South Bend
Atlanta Shows Big Presence At National Encuentro
Published August 3, 2006
More than 2,000 young adults, cardinals, bishops, diocesan directors of Anglo and Hispanic youth and young adult ministry and lay leaders participated in the June 8-11 First National Encounter for Hispanic Youth and Young Adult Ministry at the University of Notre Dame.
The archdiocesan Office of Hispanic Youth and Young Adult Ministry took 92 delegates to the concluding event at Notre Dame, the largest group in the nation to participate. They were able to raise their voices on behalf of the church of North Georgia and to share with others the richness of their pastoral ministry, which joins together Hispanic youth and young adults from across the archdiocese for many spiritual, service and social activities, including monthly Mass and evenings of adoration, retreats, mission trips to Latin America, soccer tournaments, and a comprehensive catechetical formation program.
The conference, or encuentro, was convened by the National Network of Pastoral Juvenil Hispana (La Red). Delegates from 126 dioceses of the United States participated as well as a delegation from the Conferencia Episcopal Latinoamericana.
Dioceses held activities for a year leading up to the National Encounter, including parish-, diocesan- and regional-level encounters. As the Holy See news agency Fides reported, “The statistics are imposing. The Church is not ignoring the impressive growth of the Hispanic population, a fundamentally young population.”
Today the Hispanic Catholic population under age 25 is estimated to be 17 million, which is about half of all Catholics in this age range.
“All this represents a challenge for the Church,” Fides recognized. “In response to this reality the bishops of the United States have given their support to the Network of Pastoral Juvenil Hispana to organize this first National Encounter.”
The main objective of the first national event was to involve the young Hispanics in a process of encounter, conversion, communion, solidarity and mission, and to promote their active and responsible participation in the life and mission of the U.S. church.
Among the specific objectives were to identify and reflect on the needs, aspirations and contributions of Hispanic Catholic youth in the church and in society; to promote leadership and their formation and reach those separated from the church; to develop a common vision and some pastoral principles to guide Hispanic youth ministry in churches and dioceses, just as in apostolic movements and other Catholic organizations and institutions; to identify and promote the pastoral models and practices that have been most successful in accompanying youth in their process of maturing as Christian disciples; to develop strategies and assign sufficient resources to parishes, dioceses, movements and other organizations and institutions to equip them for their ministry to Hispanic youth.
The youth of the Archdiocese of Atlanta with the support of Archbishop Wilton D. Gregory have fully engaged in this encuentro process in the past 12 months and have carried out the parish encounter meetings in 32 parishes with Hispanic communities. An archdiocesan conference was held at St. Lawrence Church in Lawrenceville in which 400 young persons participated. In March St.
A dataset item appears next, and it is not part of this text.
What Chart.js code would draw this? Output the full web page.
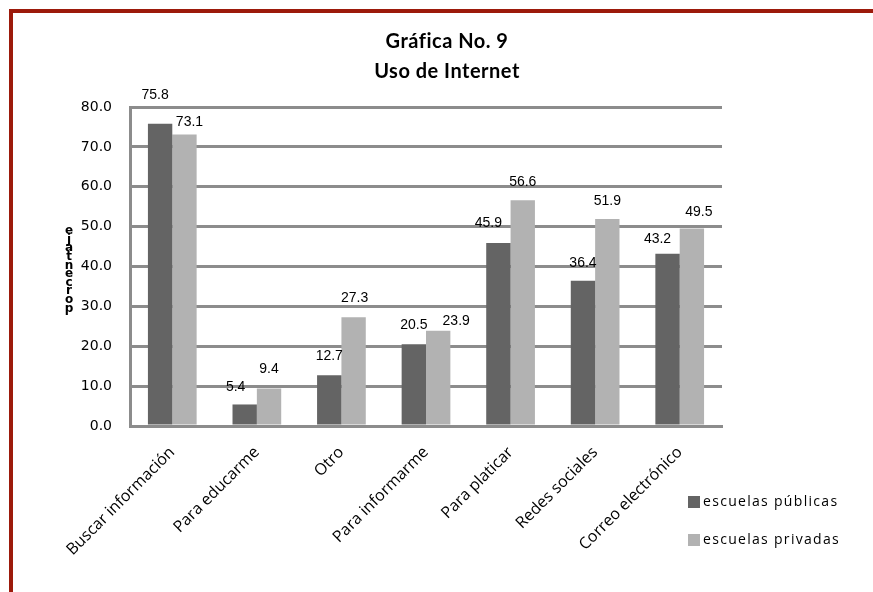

Andrew’s in Roswell hosted a regional encounter in which 740 youth from 26 dioceses of the Southeast participated.
The conclusions from this entire process will be presented to the United States Conference of Catholic Bishops, who will study them. They have promised that a response to this project will be provided in six months in a pastoral letter where they will support this hard work that has been done and the future projects that could be developed in support of the millions of Hispanic Catholic young adults living in the United States.